The rotation of the Rushton turbines creates several vortical structures that enhance the mixing process by creating flow instabilities. The trailing vortices are formed just behind the blades and affect the flow due to their periodic passage (see
Figure 10a,b). For the systems with Xanthan solutions, the trailing vortices dissipated at a shorter radial distance from the shaft than for the case with water due to the higher viscosities that dissipate the eddies into heat. Moreover, the vertical distance between the trailing vortices of each blade is stretched as higher the pseudoplasticity. Overall, the superior impeller vortices are slightly different from those of the inferior one as an effect of the tank’s internal elements.
An additional vortical structure was found around the impeller axis (see
Figure 10c). It is an effect of a phenomenon called the Ekman Layer, where the pressure gradient force, the Coriolis force and the turbulent drag play a fundamental role. The difference between the vorticity in the bulk of the fluid and the tank bottom generates a vertical velocity that, in these systems, pumps the fluid upwards (see
Figure 10d). This is called Ekman pumping, and it can be associated with a precessional vortex type of macro-instability [
44]. This feature is an advantage when there are particles that need to be suspended, such as the microorganisms inside the bioreactor. Furthermore, the unstable flow patterns of the abiotic systems with water and Xanthan Sol B can be explained by the behaviour of these vortices, especially by its asymmetric shape around the shaft, in the zone between the impellers. Congruently, the parallel flow pattern was related to a symmetric vortex around the impeller axis (see
Appendix K). Furthermore, the vortex around the impeller axis would explain the flow pattern differences observed in the tank bottom when comparing the vortex shape Xanthan Sol C with the other abiotic systems.
Other vortical structures are formed around the probes, baffles, and sparger (see
Figure 10e). It is important to highlight the existence of these vortices because, most of the time, these elements are not included in the CFD domain. However, as shown here, they play a role in the fluid dynamics at a mesomixing scale.

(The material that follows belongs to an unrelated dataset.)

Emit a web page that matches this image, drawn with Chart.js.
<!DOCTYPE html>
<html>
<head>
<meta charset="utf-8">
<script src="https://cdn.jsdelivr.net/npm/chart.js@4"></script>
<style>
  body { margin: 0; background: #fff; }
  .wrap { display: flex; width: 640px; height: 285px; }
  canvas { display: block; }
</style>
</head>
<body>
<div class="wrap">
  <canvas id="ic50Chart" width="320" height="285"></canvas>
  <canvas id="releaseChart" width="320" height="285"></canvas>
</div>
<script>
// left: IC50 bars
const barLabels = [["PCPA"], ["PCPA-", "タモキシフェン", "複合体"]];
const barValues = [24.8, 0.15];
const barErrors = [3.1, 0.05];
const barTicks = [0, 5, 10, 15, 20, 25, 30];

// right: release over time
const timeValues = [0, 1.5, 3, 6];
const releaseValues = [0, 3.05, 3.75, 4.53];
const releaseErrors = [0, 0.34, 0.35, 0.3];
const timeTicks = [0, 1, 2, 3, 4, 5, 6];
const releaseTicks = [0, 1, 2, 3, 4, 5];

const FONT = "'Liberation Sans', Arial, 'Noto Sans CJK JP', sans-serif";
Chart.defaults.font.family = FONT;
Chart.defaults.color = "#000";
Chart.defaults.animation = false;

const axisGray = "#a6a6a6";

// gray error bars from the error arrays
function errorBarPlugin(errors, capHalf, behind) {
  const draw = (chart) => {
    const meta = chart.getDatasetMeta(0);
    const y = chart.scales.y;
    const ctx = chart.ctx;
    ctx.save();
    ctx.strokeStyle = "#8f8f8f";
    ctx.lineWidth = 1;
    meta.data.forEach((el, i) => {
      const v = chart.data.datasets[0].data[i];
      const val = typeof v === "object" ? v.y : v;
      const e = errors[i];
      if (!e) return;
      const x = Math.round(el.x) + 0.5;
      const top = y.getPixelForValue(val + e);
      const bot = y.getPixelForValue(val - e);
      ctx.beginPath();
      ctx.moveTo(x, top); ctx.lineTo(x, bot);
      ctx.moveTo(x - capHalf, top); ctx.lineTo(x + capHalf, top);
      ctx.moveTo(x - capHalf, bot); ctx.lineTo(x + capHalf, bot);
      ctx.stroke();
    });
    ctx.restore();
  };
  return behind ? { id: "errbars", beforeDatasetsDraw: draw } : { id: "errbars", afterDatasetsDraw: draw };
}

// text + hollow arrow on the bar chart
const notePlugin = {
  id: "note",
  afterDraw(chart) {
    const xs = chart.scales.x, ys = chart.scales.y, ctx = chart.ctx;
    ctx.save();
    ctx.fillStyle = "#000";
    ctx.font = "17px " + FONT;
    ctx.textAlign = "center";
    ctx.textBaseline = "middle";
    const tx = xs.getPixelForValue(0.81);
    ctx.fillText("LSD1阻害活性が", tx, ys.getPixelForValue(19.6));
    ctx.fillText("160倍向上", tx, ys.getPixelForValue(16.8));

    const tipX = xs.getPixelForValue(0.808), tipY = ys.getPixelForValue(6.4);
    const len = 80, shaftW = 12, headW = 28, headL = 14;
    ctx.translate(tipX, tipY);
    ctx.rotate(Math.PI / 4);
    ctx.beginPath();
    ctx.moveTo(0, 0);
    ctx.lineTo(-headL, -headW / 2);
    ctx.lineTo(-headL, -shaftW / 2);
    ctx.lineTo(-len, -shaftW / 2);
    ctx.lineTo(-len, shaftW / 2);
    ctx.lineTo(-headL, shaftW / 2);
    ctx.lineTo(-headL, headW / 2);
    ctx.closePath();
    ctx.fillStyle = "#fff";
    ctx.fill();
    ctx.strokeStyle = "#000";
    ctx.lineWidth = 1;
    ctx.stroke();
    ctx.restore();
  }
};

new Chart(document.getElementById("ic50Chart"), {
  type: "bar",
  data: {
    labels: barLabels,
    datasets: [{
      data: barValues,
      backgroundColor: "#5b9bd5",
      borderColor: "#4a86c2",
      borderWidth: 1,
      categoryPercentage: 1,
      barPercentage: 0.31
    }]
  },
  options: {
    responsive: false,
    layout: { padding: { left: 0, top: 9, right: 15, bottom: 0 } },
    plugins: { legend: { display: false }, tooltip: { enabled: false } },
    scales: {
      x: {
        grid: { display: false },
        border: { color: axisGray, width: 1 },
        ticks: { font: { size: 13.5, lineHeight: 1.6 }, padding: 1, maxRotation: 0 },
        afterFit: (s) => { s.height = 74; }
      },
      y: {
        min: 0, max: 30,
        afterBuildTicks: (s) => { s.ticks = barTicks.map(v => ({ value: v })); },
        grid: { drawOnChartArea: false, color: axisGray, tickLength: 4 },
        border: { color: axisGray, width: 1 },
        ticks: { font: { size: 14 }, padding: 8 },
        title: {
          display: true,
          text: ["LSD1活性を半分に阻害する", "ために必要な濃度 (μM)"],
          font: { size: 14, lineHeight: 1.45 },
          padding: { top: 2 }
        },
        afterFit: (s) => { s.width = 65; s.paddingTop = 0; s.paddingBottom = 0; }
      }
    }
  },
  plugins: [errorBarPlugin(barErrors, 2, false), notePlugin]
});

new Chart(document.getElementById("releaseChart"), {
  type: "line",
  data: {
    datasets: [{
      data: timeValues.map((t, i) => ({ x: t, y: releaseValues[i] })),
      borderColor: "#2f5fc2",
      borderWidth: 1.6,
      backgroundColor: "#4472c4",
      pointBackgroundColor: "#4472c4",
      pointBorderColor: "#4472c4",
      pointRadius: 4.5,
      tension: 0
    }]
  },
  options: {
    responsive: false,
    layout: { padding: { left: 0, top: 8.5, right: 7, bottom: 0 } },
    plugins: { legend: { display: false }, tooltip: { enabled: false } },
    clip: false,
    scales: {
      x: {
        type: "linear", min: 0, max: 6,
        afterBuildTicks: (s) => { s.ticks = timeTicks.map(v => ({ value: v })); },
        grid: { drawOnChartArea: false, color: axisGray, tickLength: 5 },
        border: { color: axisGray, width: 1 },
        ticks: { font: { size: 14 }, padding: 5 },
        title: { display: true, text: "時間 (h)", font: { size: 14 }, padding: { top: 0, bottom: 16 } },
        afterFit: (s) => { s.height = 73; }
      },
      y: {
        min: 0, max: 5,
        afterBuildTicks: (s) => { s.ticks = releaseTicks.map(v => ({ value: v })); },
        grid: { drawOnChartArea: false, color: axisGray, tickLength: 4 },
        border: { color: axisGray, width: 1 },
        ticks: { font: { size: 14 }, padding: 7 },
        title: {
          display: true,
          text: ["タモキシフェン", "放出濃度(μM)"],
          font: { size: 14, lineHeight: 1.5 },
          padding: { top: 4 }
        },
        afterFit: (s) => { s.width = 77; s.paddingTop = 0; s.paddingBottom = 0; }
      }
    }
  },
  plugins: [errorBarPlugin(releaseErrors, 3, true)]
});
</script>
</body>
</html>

Based on the experimental and computational results, it is hypothesized that the aeration would modify the trailing vortices and the Ekman pumping by the onset of the air cavities and the modification of the pressure gradients in the bottom zone of the tank, respectively. Currently, the CFD models with aeration are being adapted to study the veracity of these hypotheses.

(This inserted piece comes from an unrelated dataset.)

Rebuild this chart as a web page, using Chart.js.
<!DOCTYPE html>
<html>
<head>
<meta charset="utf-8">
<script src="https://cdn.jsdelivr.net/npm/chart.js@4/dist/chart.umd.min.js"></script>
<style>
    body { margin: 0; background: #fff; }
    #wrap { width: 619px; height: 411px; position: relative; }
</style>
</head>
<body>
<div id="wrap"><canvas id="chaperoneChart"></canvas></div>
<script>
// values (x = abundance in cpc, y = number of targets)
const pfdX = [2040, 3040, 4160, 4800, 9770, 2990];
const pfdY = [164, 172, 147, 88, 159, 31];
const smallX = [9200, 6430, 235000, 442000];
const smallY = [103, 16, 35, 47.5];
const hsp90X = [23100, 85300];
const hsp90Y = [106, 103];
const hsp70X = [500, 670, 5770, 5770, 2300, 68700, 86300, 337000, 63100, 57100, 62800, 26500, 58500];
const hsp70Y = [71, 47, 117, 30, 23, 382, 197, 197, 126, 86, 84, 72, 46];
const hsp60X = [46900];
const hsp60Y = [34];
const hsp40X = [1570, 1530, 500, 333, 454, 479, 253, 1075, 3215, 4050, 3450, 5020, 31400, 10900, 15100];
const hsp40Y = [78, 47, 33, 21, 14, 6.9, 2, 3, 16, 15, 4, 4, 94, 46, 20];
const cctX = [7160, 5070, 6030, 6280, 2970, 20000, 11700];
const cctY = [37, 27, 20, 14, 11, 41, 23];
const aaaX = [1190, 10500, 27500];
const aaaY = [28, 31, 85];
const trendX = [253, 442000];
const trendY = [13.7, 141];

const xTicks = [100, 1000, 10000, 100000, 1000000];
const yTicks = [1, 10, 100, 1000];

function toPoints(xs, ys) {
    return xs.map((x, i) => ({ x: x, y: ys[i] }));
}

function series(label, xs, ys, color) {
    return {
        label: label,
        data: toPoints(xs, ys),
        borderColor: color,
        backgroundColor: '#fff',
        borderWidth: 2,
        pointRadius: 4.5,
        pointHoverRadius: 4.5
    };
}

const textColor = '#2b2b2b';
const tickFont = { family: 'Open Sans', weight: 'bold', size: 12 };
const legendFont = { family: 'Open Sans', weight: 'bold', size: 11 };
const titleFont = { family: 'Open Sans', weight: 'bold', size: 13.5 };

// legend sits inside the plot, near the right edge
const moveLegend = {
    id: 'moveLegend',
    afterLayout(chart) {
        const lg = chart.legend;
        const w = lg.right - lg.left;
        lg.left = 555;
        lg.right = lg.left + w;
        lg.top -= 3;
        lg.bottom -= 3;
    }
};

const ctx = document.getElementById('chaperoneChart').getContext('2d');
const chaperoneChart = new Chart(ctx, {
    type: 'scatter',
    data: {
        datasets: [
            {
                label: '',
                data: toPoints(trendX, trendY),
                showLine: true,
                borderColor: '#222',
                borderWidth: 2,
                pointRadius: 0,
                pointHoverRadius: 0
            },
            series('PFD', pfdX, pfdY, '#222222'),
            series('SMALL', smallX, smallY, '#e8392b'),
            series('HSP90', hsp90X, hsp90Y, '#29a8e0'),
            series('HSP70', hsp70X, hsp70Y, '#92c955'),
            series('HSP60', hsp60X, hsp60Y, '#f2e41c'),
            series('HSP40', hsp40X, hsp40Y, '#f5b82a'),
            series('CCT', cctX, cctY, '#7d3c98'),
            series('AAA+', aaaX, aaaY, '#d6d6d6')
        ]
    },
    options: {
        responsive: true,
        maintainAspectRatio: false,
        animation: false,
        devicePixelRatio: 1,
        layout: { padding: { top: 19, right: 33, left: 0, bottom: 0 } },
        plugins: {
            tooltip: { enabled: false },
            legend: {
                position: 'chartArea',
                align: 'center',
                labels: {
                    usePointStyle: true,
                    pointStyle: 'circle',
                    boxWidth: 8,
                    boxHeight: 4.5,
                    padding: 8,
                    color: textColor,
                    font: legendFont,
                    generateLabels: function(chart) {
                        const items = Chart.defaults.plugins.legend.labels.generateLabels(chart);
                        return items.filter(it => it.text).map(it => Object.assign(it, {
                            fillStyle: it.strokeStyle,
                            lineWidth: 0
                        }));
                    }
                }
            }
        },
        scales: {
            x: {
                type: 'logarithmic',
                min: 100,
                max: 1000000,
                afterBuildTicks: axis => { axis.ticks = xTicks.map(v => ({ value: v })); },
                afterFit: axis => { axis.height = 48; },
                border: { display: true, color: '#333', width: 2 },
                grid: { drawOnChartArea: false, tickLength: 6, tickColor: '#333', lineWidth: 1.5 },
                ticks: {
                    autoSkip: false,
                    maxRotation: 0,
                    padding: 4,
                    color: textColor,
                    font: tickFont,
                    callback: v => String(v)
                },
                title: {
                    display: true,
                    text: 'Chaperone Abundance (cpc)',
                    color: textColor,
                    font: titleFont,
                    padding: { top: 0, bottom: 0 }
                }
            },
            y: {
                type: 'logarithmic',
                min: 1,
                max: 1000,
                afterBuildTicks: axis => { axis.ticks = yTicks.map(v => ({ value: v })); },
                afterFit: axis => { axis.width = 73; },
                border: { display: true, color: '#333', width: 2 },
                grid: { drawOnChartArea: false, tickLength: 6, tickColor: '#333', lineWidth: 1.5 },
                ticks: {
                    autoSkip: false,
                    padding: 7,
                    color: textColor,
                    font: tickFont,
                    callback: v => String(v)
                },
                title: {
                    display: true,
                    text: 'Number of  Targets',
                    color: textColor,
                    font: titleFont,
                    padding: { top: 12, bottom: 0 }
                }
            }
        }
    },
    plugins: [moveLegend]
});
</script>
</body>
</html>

Figure 11 summarizes the modifications that the fluid dynamics of a bioprocess with evolving pseudoplasticity can be subjected to that may impair the fermentation results. Importantly, all these factors were characterized using CFD modelling, which implies that CFD-aided design can be applied to optimize the mixing mechanisms of stirred bioprocesses with changing fluid rheology. For example, the effect of the position of probes, impellers, and air injection on the vortical structures could be studied to identify a tank configuration that improves the mixing times and biomass suspension. Furthermore, the CFD configurations described in this work would allow the study of the optimization of the fluid dynamics based on the specific needs of the different fermentation stages. For example, variable operating conditions could be analyzed in order to counteract the rheology changes.